By David Song, January 10 2016 —
For Canada and international hockey, anything less than gold is a bust. It can be difficult to swallow the United States’ thrilling comeback win in the 2017 World Junior Hockey Championship final. A resilient and talented American squad twice overcame two-goal deficits to win gold in a shootout, leaving Canada with what can feel like the ugliest medal of all — silver.
But despite the heartbreak, we should acknowledge how far our Canadian juniors came this year. The team never stopped battling and different players stepped up at vital junctures, leading to an ultimately impressive run. Canada opened the tournament on Boxing Day with a 5–3 win against a dangerous Russian unit, before hammering Slovakia 5–0. Their next game was an even more impressive 10–2 rout of Latvia. Next came the first of two meetings with the U.S. and it was here that Canada faltered.

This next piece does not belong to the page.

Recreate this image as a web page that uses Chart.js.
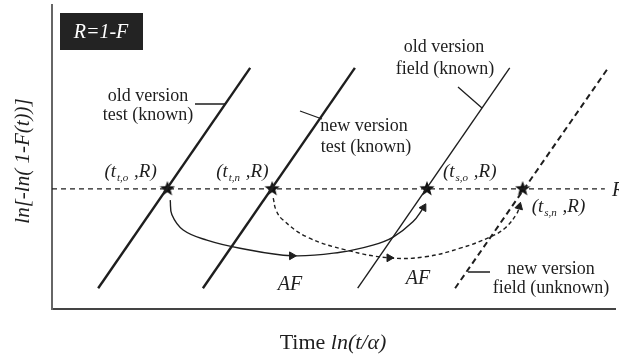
<!DOCTYPE html>
<html>
<head>
<meta charset="utf-8">
<script src="https://cdn.jsdelivr.net/npm/chart.js@4.4.1/dist/chart.umd.min.js"></script>
<style>
    body { margin: 0; background: #fff; }
    #wrap { width: 619px; height: 362px; position: relative; }
</style>
</head>
<body>
<div id="wrap"><canvas id="weibullChart"></canvas></div>
<script>
// Weibull plot: x = ln(t/alpha), y = ln[-ln(1-F(t))]
const levelR = 2.37;                       // common reliability level R
const starX = [2.05, 3.91, 6.66, 8.36];    // t_t,o  t_t,n  t_s,o  t_s,n
const lineY = [0.41, 4.76];                // vertical extent of the four lines
const oldTestX = [0.82, 3.52];
const newTestX = [2.68, 5.38];
const oldFieldX = [5.43, 8.13];
const newFieldX = [7.16, 9.88];
const levelX = [0, 9.82];

// acceleration factor arcs (old: solid, new: dashed)
const afOldX = [2.10, 2.13, 2.33, 2.75, 3.34, 4.26, 5.12, 5.70, 6.06, 6.41, 6.60];
const afOldY = [2.15, 1.86, 1.56, 1.36, 1.20, 1.05, 1.12, 1.26, 1.42, 1.72, 2.00];
const afNewX = [3.93, 3.98, 4.10, 4.53, 5.24, 5.99, 6.63, 7.25, 7.78, 8.05, 8.26, 8.30];
const afNewY = [2.19, 1.95, 1.76, 1.42, 1.16, 1.01, 1.03, 1.20, 1.42, 1.60, 1.89, 2.02];

const SERIF = '"Liberation Serif", "DejaVu Serif", serif';
const INK = '#1e1e1e';

function pts(xs, ys) {
    return xs.map((x, i) => ({ x: x, y: ys[i] }));
}

// filled five-point star used as point style
function makeStar(size) {
    const c = document.createElement('canvas');
    c.width = size; c.height = size;
    const g = c.getContext('2d');
    const r = size / 2, ri = r * 0.42;
    g.beginPath();
    for (let i = 0; i < 10; i++) {
        const a = -Math.PI / 2 + i * Math.PI / 5;
        const rr = i % 2 === 0 ? r : ri;
        g.lineTo(r + rr * Math.cos(a), r + rr * Math.sin(a));
    }
    g.closePath();
    g.fillStyle = '#111';
    g.fill();
    return c;
}

// arrowheads sit on chosen points of the arc
function arrowProps(n, mid, lastRot) {
    const radius = [], rot = [];
    for (let i = 0; i < n; i++) {
        radius.push(i === mid || i === n - 1 ? 4.5 : 0);
        rot.push(i === mid ? 90 : lastRot);
    }
    return { radius, rot };
}

const oldArrows = arrowProps(afOldX.length, 5, 30);
const newArrows = arrowProps(afNewX.length, 5, 15);

function straight(xs, width, dash) {
    return {
        data: [{ x: xs[0], y: lineY[0] }, { x: xs[1], y: lineY[1] }],
        showLine: true,
        borderColor: INK,
        borderWidth: width,
        borderDash: dash || [],
        pointRadius: 0
    };
}

// text for a point label such as (t_t,o ,R)
function drawPointLabel(ctx, left, base, sub) {
    ctx.textAlign = 'left';
    ctx.font = 'italic 19px ' + SERIF;
    ctx.fillText('(t', left, base);
    let x = left + ctx.measureText('(t').width;
    ctx.font = 'italic 11px ' + SERIF;
    ctx.fillText(sub, x + 1, base + 4);
    x += ctx.measureText(sub).width + 2;
    ctx.font = 'italic 19px ' + SERIF;
    ctx.fillText(' ,R)', x, base);
}

const annotations = {
    id: 'annotations',
    afterDatasetsDraw(chart) {
        const ctx = chart.ctx;
        const sx = chart.scales.x, sy = chart.scales.y;
        const ry = sy.getPixelForValue(levelR);
        ctx.save();
        ctx.fillStyle = INK;
        ctx.strokeStyle = INK;
        ctx.textBaseline = 'alphabetic';

        // R = 1 - F tag
        ctx.fillStyle = '#232323';
        ctx.fillRect(60, 13, 83, 37);
        ctx.fillStyle = '#fff';
        ctx.font = 'italic 20px ' + SERIF;
        ctx.textAlign = 'center';
        ctx.fillText('R=1-F', 101, 38);

        ctx.fillStyle = INK;
        const p = starX.map(v => sx.getPixelForValue(v));
        drawPointLabel(ctx, p[0] - 63, ry - 12, 't,o');
        drawPointLabel(ctx, p[1] - 56, ry - 12, 't,n');
        drawPointLabel(ctx, p[2] + 16, ry - 12, 's,o');
        drawPointLabel(ctx, p[3] + 9, ry + 23, 's,n');

        // R at the end of the level line
        ctx.font = 'italic 20px ' + SERIF;
        ctx.textAlign = 'left';
        ctx.fillText('R', 612, ry + 7);

        // line captions
        ctx.font = '18px ' + SERIF;
        ctx.textAlign = 'center';
        ctx.fillText('old version', 148, 101);
        ctx.fillText('test (known)', 148, 120);
        ctx.fillText('new version', 364, 131);
        ctx.fillText('test (known)', 366, 152);
        ctx.fillText('old version', 444, 52);
        ctx.fillText('field (known)', 445, 74);
        ctx.fillText('new version', 551, 274);
        ctx.fillText('field (unknown)', 551, 293);

        ctx.font = 'italic 20px ' + SERIF;
        ctx.fillText('AF', 290, 290);
        ctx.fillText('AF', 418, 284);

        // leader lines
        ctx.lineWidth = 1.3;
        ctx.beginPath();
        ctx.moveTo(195, 104); ctx.lineTo(225, 104);
        ctx.moveTo(300, 111); ctx.lineTo(322, 119);
        ctx.moveTo(458, 87); ctx.lineTo(482, 108);
        ctx.moveTo(468, 272); ctx.lineTo(490, 272);
        ctx.stroke();

        // axis titles
        ctx.font = 'italic 22px ' + SERIF;
        const w2 = ctx.measureText('ln(t/α)').width;
        ctx.font = '22px ' + SERIF;
        const w1 = ctx.measureText('Time ').width;
        const left = 333 - (w1 + w2) / 2;
        ctx.textAlign = 'left';
        ctx.fillText('Time ', left, 349);
        ctx.font = 'italic 22px ' + SERIF;
        ctx.fillText('ln(t/α)', left + w1, 349);

        ctx.translate(29, 161);
        ctx.rotate(-Math.PI / 2);
        ctx.textAlign = 'center';
        ctx.font = 'italic 21px ' + SERIF;
        ctx.fillText('ln[-ln( 1-F(t))]', 0, 0);
        ctx.restore();
    }
};

new Chart(document.getElementById('weibullChart'), {
    type: 'scatter',
    data: {
        datasets: [
            straight(oldTestX, 2.4),
            straight(newTestX, 2.4),
            straight(oldFieldX, 1.4),
            straight(newFieldX, 2, [6, 4]),
            {
                data: [{ x: levelX[0], y: levelR }, { x: levelX[1], y: levelR }],
                showLine: true,
                borderColor: INK,
                borderWidth: 1.4,
                borderDash: [5, 4],
                pointRadius: 0
            },
            {
                data: pts(afOldX, afOldY),
                showLine: true,
                tension: 0.4,
                borderColor: INK,
                borderWidth: 1.4,
                pointStyle: 'triangle',
                pointRadius: oldArrows.radius,
                pointRotation: oldArrows.rot,
                pointBackgroundColor: INK,
                pointBorderColor: INK,
                pointBorderWidth: 1
            },
            {
                data: pts(afNewX, afNewY),
                showLine: true,
                tension: 0.4,
                borderColor: INK,
                borderWidth: 1.4,
                borderDash: [4, 3],
                pointStyle: 'triangle',
                pointRadius: newArrows.radius,
                pointRotation: newArrows.rot,
                pointBackgroundColor: INK,
                pointBorderColor: INK,
                pointBorderWidth: 1
            },
            {
                data: starX.map(x => ({ x: x, y: levelR })),
                pointStyle: makeStar(16),
                pointRadius: 8
            }
        ]
    },
    options: {
        responsive: true,
        maintainAspectRatio: false,
        animation: false,
        events: [],
        layout: { autoPadding: false, padding: { left: 52, right: 4, top: 5, bottom: 53 } },
        plugins: {
            legend: { display: false },
            tooltip: { enabled: false }
        },
        scales: {
            x: {
                type: 'linear',
                min: 0,
                max: 10,
                ticks: { display: false },
                grid: { display: false },
                border: { display: true, color: '#444', width: 2 },
                afterFit(scale) { scale.height = 0; scale.paddingLeft = 0; scale.paddingRight = 0; }
            },
            y: {
                type: 'linear',
                min: 0,
                max: 6,
                ticks: { display: false },
                grid: { display: false },
                border: { display: true, color: '#666', width: 2 },
                afterFit(scale) { scale.width = 0; scale.paddingTop = 0; scale.paddingBottom = 0; }
            }
        }
    },
    plugins: [annotations]
});
</script>
</body>
</html>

Despite six power-play opportunities — including a five-minute major — Canada only scored one goal on Dec. 31 and ultimately fell to their rivals 3–1. The Americans looked faster and more poised while Canada’s offence was plagued with inaccurate passes, sloppy decisions and an inability to cash in on scoring opportunities. They also lost defenceman Philippe Myers, who was concussed by a hard hit from American centre Luke Kunin.
Questions surrounded the Canadian squad going into the quarterfinal, but they prevailed against the Czech Republic with a 5–3 effort. This meant a date with Sweden in the semifinal, a game in which many viewed Canada as an underdog. Having won 40 consecutive round-robin matches going into Jan. 4, the Swedes were hungry for success and boasted a fearsome, mobile offence.
After falling behind 2–0 in the first period, Canada rallied and defeated Sweden in the semifinal. Credit is due for netminder Carter Hart of the
Everett Silvertips, who replaced Connor Ingram in goal and made 28 straight saves after Ingram gave up two. The line of Pierre-Luc Dubois, Nicolas Roy and Julien Gauthier overwhelmed Swedish defenders with their relentless forecheck, while top blueliner Thomas Chabot played more than 30 minutes to replace the injured Myers.
Unlike their first bout against the U.S., the Canadians started fast, building a 2–0 lead in the first frame. The U.S. struck back to even the score in the second, only for Canada to re-establish a two-goal lead partway through the third period.
Again, the Americans retaliated, tying the game at 4–4 seven minutes into the third. Overtime would solve nothing, as both teams traded power plays and golden opportunities. U.S. goaltender Tyler Parsons matched Hart save for save, forcing a shootout after 80 minutes of game action. Here, the U.S. finally broke Canada, as forward Troy Terry scored the only goal in five rounds to claim gold.
Though the end is bittersweet, Canada’s journey to the top at the 2017 World Juniors is worth remembering. The gold medal match was an instant classic and a silver medal still puts Canada among the very best in the world. Canadian fans should rest easy knowing that talented young players like Hart, Chabot and captain Dylan Strome represent the next generation of hockey in our nation.